Algal bloom in western Lake Erie off the mouth of the Maumee River. Photo courtesy of the National Oceanic and Atmospheric Administration
By John Hartig
The Detroit River experienced massive winter duck kills due to oil pollution in the 1940s and 1950s when tens of thousands of waterfowl would die at a time.
From 1946-1948, U.S. Department of Health, Education, and Welfare estimated that 5.9 million gallons of oil and other petroleum products were released untreated into the Detroit and Rouge rivers each year.
It is generally accepted that one gallon of oil is enough to pollute one million gallons of water.
That means that there was enough oil being discharged into the Detroit and Rouge rivers annually at this time to pollute virtually the entire western basin of Lake Erie, including all Michigan, Ohio and Ontario waters.

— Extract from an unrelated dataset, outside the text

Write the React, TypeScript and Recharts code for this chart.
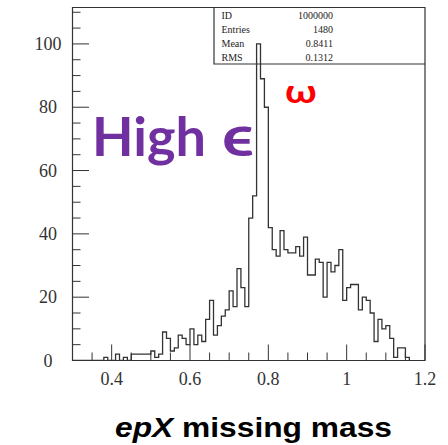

During the 1960s, the Federal Water Pollution Control Administration (the predecessor of EPA) characterized the Detroit River as one of the most polluted rivers in the United States and opened a laboratory (i.e., Large Lakes Research Station) on the island of Grosse Ile to monitor environmental quality.

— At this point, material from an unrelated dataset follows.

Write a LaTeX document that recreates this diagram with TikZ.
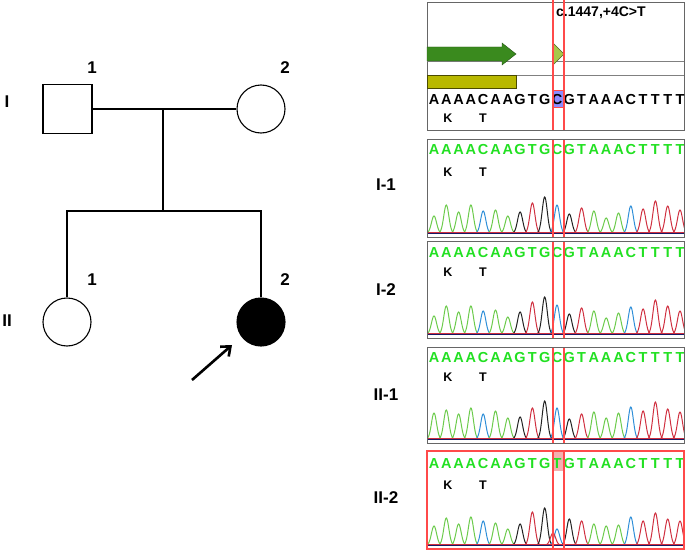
\documentclass[tikz,border=0pt]{standalone}
\usepackage{fontspec}
\setmainfont{Liberation Sans}
\usetikzlibrary{arrows.meta}
\definecolor{seqGreen}{HTML}{22E022}
\definecolor{peakA}{HTML}{6CCB4C}
\definecolor{peakC}{HTML}{2F8FD8}
\definecolor{peakG}{HTML}{222222}
\definecolor{peakT}{HTML}{D03040}
\definecolor{markRed}{HTML}{FF4A4A}
\definecolor{exonGreen}{HTML}{3A8A1E}
\definecolor{varGreen}{HTML}{A6C84A}
\definecolor{cdsBar}{HTML}{B8B800}
\definecolor{hiBlue}{HTML}{8C8CFF}
\definecolor{hiPink}{HTML}{F4B0B0}
\definecolor{boxGrey}{HTML}{666666}

\begin{document}
\begin{tikzpicture}[x=1pt,y=-1pt,
    person/.style={draw,line width=1.1pt,inner sep=0pt},
    pedline/.style={line width=1.1pt},
    biglabel/.style={font=\fontsize{17}{20}\selectfont\bfseries},
    seqletter/.style={font=\fontsize{14.5}{16}\selectfont\bfseries,inner sep=0pt},
    aalabel/.style={font=\fontsize{12.5}{14}\selectfont\bfseries,inner sep=0pt},
    marker/.style={markRed,line width=1.1pt}]
  \useasboundingbox (0,0) rectangle (685,551);
  % pedigree
  \node[person,minimum size=49pt] (I1) at (67.5,109) {};
  \node[person,circle,minimum size=48pt] (I2) at (261,109) {};
  \node[person,circle,minimum size=48pt] (II1) at (67,322) {};
  \node[person,circle,fill=black,minimum size=48pt] (II2) at (261,322) {};
  \foreach \n/\lab/\x/\y in {nI1/1/92/68,nI2/2/285/68,nII1/1/92/280,nII2/2/285/280}
    \node[biglabel] (\n) at (\x,\y) {\lab};
  \node[biglabel] (genI) at (7,102) {I};
  \node[biglabel] (genII) at (7,321) {II};
  \coordinate (mate) at (163,109);
  \coordinate (sibs) at (163,211);
  \draw[pedline] (I1.east) -- (I2.west);
  \draw[pedline] (mate) -- (sibs);
  \draw[pedline] (II1.north) -- (II1.north |- sibs) -- (II2.north |- sibs) -- (II2.north);
  \coordinate (probandTail) at (192,380);
  \coordinate (probandTip) at (232,345);
  \draw[line width=2.6pt,-{Straight Barb[length=8pt,width=13pt]}] (probandTail) -- (probandTip);
  % reference track
  \draw[boxGrey] (427,2) rectangle (684,130);
  \draw[gray] (427,61) -- (684,61);
  \draw[gray] (427,75) -- (684,75);
  \draw[fill=exonGreen,draw=exonGreen!60!black] (427,47) -- (502,47) -- (502,43) -- (516,54) -- (502,65) -- (502,61) -- (427,61) -- cycle;
  \draw[fill=varGreen,draw=varGreen!50!black] (553,43) -- (564,54) -- (553,65) -- cycle;
  \draw[fill=cdsBar,draw=cdsBar!40!black] (427,75) rectangle (516,88);
  \fill[hiBlue] (553,90) rectangle (564,107);
  \draw[markRed] (553,90) rectangle (564,107);
  \node[font=\fontsize{14}{16}\selectfont\bfseries,anchor=west,inner sep=0pt] (hgvs) at (556,13) {c.1447,+4C>T};
  \begin{scope}
    \clip (427,2) rectangle (684,130);
    \foreach \l [count=\i from 0] in {A,A,A,A,C,A,A,G,T,G,C,G,T,A,A,A,C,T,T,T,T}
      \node[seqletter] (ref\i) at (434+12.3*\i,100) {\l};
  \end{scope}
  \node[aalabel] (refK) at (448,118) {K};
  \node[aalabel] (refT) at (483,118) {T};
  \draw[marker] (553,0) -- (553,130);
  \draw[marker] (564,0) -- (564,130);
  % chromatograms
  \foreach \r/\m/\lab/\ly/\top/\bot/\sy/\ky/\base/\hts in {
      a/0/I-1/185/139/237/150/172/233/{17,28,21,28,22,23,17,21,30,36,28,19,25,22,15,20,27,24,32,27,23},
      b/0/I-2/290/241/338/253/272/334/{18,28,22,28,23,24,17,22,32,37,29,20,26,23,16,21,27,25,34,28,23},
      c/0/II-1/395/347/443/358/377/439/{26,29,25,31,25,28,21,22,31,38,31,20,25,27,21,26,32,28,37,30,27},
      d/1/II-2/498/451/549/464/485/545/{19,27,21,28,24,22,16,21,33,37,16,26,24,21,19,20,28,24,32,26,24}}{
    \node[biglabel] (row\r) at (386,\ly) {\lab};
    \ifnum\m=1
      \fill[hiPink] (553,\top) rectangle (564,\top+20);
    \fi
    \begin{scope}
      \clip (427,\top) rectangle (684,\bot);
      \foreach \l/\c [count=\i from 0] in {A/peakA,A/peakA,A/peakA,A/peakA,C/peakC,A/peakA,A/peakA,G/peakG,T/peakT,G/peakG,C/peakC,G/peakG,T/peakT,A/peakA,A/peakA,A/peakA,C/peakC,T/peakT,T/peakT,T/peakT,T/peakT}{
        \pgfmathsetmacro\h{{\hts}[\i]}
        \draw[\c,line width=1pt] plot[domain=-7:7,samples=29,smooth] ({434+12.3*\i+\x},{\base-\h*exp(-(\x/3.6)^2)});
        \ifnum\m=1 \ifnum\i=10 \def\l{T}\fi\fi
        \node[seqletter,text=seqGreen] (s\r\i) at (434+12.3*\i,\sy) {\l};
      }
      \ifnum\m=1
        \draw[peakT,line width=1pt] plot[domain=-7:7,samples=29,smooth] ({553+\x},{\base-12*exp(-(\x/3.6)^2)});
      \fi
      \draw[peakT,line width=0.8pt] (427,\base-1) -- (684,\base-1);
      \draw[peakG!70!blue,line width=0.8pt] (427,\base) -- (684,\base);
    \end{scope}
    \node[aalabel] (k\r) at (448,\ky) {K};
    \node[aalabel] (t\r) at (483,\ky) {T};
    \draw[marker] (553,\top) -- (553,\bot);
    \draw[marker] (564,\top) -- (564,\bot);
    \ifnum\m=1
      \draw[markRed,line width=1.2pt] (427,\top) rectangle (684,\bot);
    \else
      \draw[boxGrey] (427,\top) rectangle (684,\bot);
    \fi
  }
\end{tikzpicture}
\end{document}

Lake Erie was declared “dead” in a 1965 Time Magazine article that documented massive, phosphorus-induced, algal blooms.
During this time, bulldozers were brought in to remove decomposing algae and dead fish from bathing beaches.
The entire fishery of the St. Clair River, Lake St. Clair, Detroit River and western Lake Erie had to be closed due to mercury discharges by the chemical industries in Sarnia, Ontario and Wyandotte, Mich.
Environmental problems in the Detroit River helped provide the rationale for the passage of the Clean Water Act and the Canada-United States Great Lakes Water Quality Agreement.